Figure scripts
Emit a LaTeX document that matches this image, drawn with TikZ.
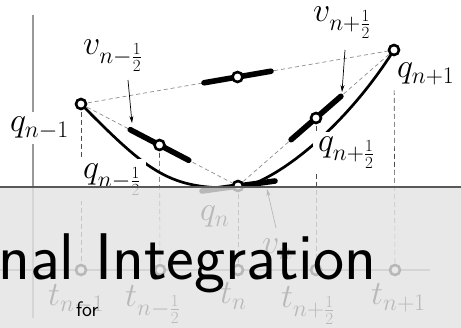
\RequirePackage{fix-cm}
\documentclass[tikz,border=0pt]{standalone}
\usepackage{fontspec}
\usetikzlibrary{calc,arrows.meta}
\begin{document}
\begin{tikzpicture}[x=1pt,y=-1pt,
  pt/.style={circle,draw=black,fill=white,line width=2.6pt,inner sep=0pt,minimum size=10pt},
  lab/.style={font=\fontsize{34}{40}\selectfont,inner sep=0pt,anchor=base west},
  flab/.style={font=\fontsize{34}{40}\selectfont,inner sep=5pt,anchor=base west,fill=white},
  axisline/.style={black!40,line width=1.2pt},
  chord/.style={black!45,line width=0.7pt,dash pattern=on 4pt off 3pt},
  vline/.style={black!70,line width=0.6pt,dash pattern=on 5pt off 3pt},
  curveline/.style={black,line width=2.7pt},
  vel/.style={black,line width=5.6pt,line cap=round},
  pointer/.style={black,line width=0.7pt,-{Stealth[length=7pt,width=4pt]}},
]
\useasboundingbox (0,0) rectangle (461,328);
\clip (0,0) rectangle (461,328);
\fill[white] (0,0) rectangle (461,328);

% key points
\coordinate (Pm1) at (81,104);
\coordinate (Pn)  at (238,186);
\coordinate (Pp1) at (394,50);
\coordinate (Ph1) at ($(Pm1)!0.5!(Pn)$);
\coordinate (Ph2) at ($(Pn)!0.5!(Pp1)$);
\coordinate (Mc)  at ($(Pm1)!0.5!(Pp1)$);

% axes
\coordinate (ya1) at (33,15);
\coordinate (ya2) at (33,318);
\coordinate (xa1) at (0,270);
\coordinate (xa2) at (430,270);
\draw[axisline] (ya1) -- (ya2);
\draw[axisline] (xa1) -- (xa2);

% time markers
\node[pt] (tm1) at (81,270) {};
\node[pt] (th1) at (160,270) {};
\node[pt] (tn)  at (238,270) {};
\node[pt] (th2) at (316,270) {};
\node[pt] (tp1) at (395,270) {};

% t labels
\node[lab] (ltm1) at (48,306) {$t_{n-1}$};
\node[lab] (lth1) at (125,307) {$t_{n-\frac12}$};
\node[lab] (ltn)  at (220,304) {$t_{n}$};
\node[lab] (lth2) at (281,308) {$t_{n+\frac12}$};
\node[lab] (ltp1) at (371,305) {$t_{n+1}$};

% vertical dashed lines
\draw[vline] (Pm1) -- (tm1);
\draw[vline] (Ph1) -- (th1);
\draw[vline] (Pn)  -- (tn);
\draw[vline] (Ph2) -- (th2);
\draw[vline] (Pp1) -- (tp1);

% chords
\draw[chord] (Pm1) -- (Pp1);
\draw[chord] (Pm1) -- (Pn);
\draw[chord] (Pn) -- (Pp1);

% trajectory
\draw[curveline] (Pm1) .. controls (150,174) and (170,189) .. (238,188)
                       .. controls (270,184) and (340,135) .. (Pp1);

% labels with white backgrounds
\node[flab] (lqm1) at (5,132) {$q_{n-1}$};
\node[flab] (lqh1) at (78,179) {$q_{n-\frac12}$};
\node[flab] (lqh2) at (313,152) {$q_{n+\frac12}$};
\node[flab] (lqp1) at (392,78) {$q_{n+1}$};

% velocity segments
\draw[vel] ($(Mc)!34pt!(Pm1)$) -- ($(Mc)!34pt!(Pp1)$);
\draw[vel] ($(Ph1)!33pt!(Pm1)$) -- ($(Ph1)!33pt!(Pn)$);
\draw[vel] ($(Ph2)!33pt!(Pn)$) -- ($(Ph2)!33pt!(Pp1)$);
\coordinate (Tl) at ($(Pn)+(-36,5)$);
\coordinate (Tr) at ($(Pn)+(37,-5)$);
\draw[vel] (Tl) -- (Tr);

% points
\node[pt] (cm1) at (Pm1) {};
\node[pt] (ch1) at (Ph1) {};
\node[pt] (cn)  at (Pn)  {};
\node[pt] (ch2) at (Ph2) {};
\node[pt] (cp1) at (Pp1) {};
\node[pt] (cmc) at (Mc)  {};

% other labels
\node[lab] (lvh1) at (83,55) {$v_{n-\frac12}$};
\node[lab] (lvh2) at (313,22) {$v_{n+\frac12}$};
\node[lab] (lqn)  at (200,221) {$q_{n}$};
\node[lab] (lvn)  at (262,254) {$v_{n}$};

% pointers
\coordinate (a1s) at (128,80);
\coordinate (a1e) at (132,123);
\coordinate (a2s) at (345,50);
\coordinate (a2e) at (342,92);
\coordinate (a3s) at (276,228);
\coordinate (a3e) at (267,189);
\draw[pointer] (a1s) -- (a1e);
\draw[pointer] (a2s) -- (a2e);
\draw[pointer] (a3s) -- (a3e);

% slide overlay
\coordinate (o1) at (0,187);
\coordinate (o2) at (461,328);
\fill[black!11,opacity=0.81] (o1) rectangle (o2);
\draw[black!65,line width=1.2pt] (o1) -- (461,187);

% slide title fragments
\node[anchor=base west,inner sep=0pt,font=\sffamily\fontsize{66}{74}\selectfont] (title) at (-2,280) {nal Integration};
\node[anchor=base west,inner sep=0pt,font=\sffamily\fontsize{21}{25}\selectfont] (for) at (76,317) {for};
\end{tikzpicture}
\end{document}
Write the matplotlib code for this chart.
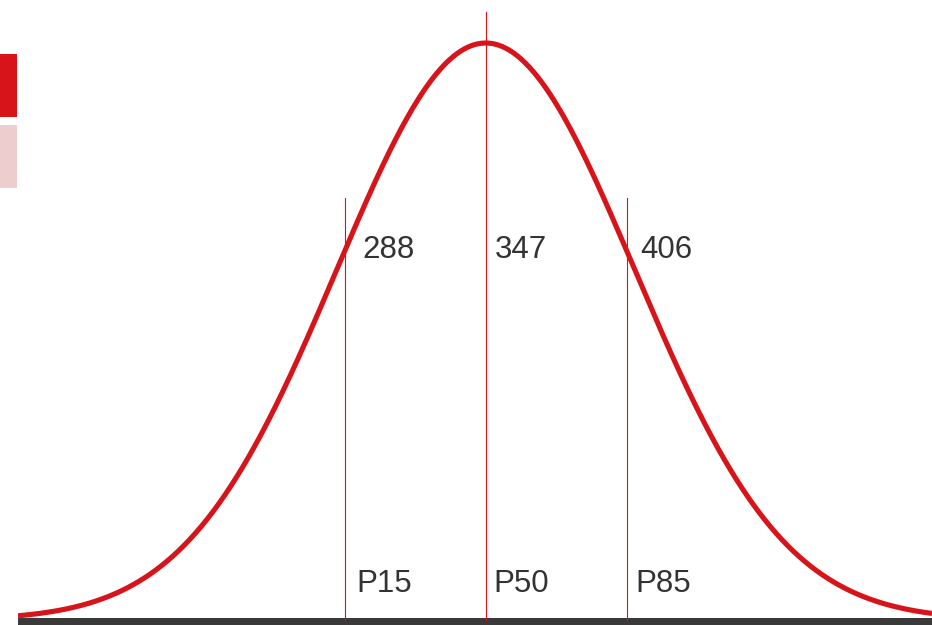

» **Description of the task**
Nothing but the pictures may be dropped; output the records above exactly.

» **Result**
Emit a LaTeX document that matches this image, drawn with TikZ.
\RequirePackage{fix-cm}
\documentclass[tikz,border=0pt]{standalone}
\usepackage{fontspec}
\usetikzlibrary{calc,arrows.meta}
\begin{document}
\begin{tikzpicture}[x=1pt,y=-1pt,
  pt/.style={circle,draw=black,fill=white,line width=2.6pt,inner sep=0pt,minimum size=10pt},
  lab/.style={font=\fontsize{34}{40}\selectfont,inner sep=0pt,anchor=base west},
  flab/.style={font=\fontsize{34}{40}\selectfont,inner sep=5pt,anchor=base west,fill=white},
  axisline/.style={black!40,line width=1.2pt},
  chord/.style={black!45,line width=0.7pt,dash pattern=on 4pt off 3pt},
  vline/.style={black!70,line width=0.6pt,dash pattern=on 5pt off 3pt},
  curveline/.style={black,line width=2.7pt},
  vel/.style={black,line width=5.6pt,line cap=round},
  pointer/.style={black,line width=0.7pt,-{Stealth[length=7pt,width=4pt]}},
]
\useasboundingbox (0,0) rectangle (461,328);
\clip (0,0) rectangle (461,328);
\fill[white] (0,0) rectangle (461,328);

% key points
\coordinate (Pm1) at (81,104);
\coordinate (Pn)  at (238,186);
\coordinate (Pp1) at (394,50);
\coordinate (Ph1) at ($(Pm1)!0.5!(Pn)$);
\coordinate (Ph2) at ($(Pn)!0.5!(Pp1)$);
\coordinate (Mc)  at ($(Pm1)!0.5!(Pp1)$);

% axes
\coordinate (ya1) at (33,15);
\coordinate (ya2) at (33,318);
\coordinate (xa1) at (0,270);
\coordinate (xa2) at (430,270);
\draw[axisline] (ya1) -- (ya2);
\draw[axisline] (xa1) -- (xa2);

% time markers
\node[pt] (tm1) at (81,270) {};
\node[pt] (th1) at (160,270) {};
\node[pt] (tn)  at (238,270) {};
\node[pt] (th2) at (316,270) {};
\node[pt] (tp1) at (395,270) {};

% t labels
\node[lab] (ltm1) at (48,306) {$t_{n-1}$};
\node[lab] (lth1) at (125,307) {$t_{n-\frac12}$};
\node[lab] (ltn)  at (220,304) {$t_{n}$};
\node[lab] (lth2) at (281,308) {$t_{n+\frac12}$};
\node[lab] (ltp1) at (371,305) {$t_{n+1}$};

% vertical dashed lines
\draw[vline] (Pm1) -- (tm1);
\draw[vline] (Ph1) -- (th1);
\draw[vline] (Pn)  -- (tn);
\draw[vline] (Ph2) -- (th2);
\draw[vline] (Pp1) -- (tp1);

% chords
\draw[chord] (Pm1) -- (Pp1);
\draw[chord] (Pm1) -- (Pn);
\draw[chord] (Pn) -- (Pp1);

% trajectory
\draw[curveline] (Pm1) .. controls (150,174) and (170,189) .. (238,188)
                       .. controls (270,184) and (340,135) .. (Pp1);

% labels with white backgrounds
\node[flab] (lqm1) at (5,132) {$q_{n-1}$};
\node[flab] (lqh1) at (78,179) {$q_{n-\frac12}$};
\node[flab] (lqh2) at (313,152) {$q_{n+\frac12}$};
\node[flab] (lqp1) at (392,78) {$q_{n+1}$};

% velocity segments
\draw[vel] ($(Mc)!34pt!(Pm1)$) -- ($(Mc)!34pt!(Pp1)$);
\draw[vel] ($(Ph1)!33pt!(Pm1)$) -- ($(Ph1)!33pt!(Pn)$);
\draw[vel] ($(Ph2)!33pt!(Pn)$) -- ($(Ph2)!33pt!(Pp1)$);
\coordinate (Tl) at ($(Pn)+(-36,5)$);
\coordinate (Tr) at ($(Pn)+(37,-5)$);
\draw[vel] (Tl) -- (Tr);

% points
\node[pt] (cm1) at (Pm1) {};
\node[pt] (ch1) at (Ph1) {};
\node[pt] (cn)  at (Pn)  {};
\node[pt] (ch2) at (Ph2) {};
\node[pt] (cp1) at (Pp1) {};
\node[pt] (cmc) at (Mc)  {};

% other labels
\node[lab] (lvh1) at (83,55) {$v_{n-\frac12}$};
\node[lab] (lvh2) at (313,22) {$v_{n+\frac12}$};
\node[lab] (lqn)  at (200,221) {$q_{n}$};
\node[lab] (lvn)  at (262,254) {$v_{n}$};

% pointers
\coordinate (a1s) at (128,80);
\coordinate (a1e) at (132,123);
\coordinate (a2s) at (345,50);
\coordinate (a2e) at (342,92);
\coordinate (a3s) at (276,228);
\coordinate (a3e) at (267,189);
\draw[pointer] (a1s) -- (a1e);
\draw[pointer] (a2s) -- (a2e);
\draw[pointer] (a3s) -- (a3e);

% slide overlay
\coordinate (o1) at (0,187);
\coordinate (o2) at (461,328);
\fill[black!11,opacity=0.81] (o1) rectangle (o2);
\draw[black!65,line width=1.2pt] (o1) -- (461,187);

% slide title fragments
\node[anchor=base west,inner sep=0pt,font=\sffamily\fontsize{66}{74}\selectfont] (title) at (-2,280) {nal Integration};
\node[anchor=base west,inner sep=0pt,font=\sffamily\fontsize{21}{25}\selectfont] (for) at (76,317) {for};
\end{tikzpicture}
\end{document}
Write the matplotlib code for this chart.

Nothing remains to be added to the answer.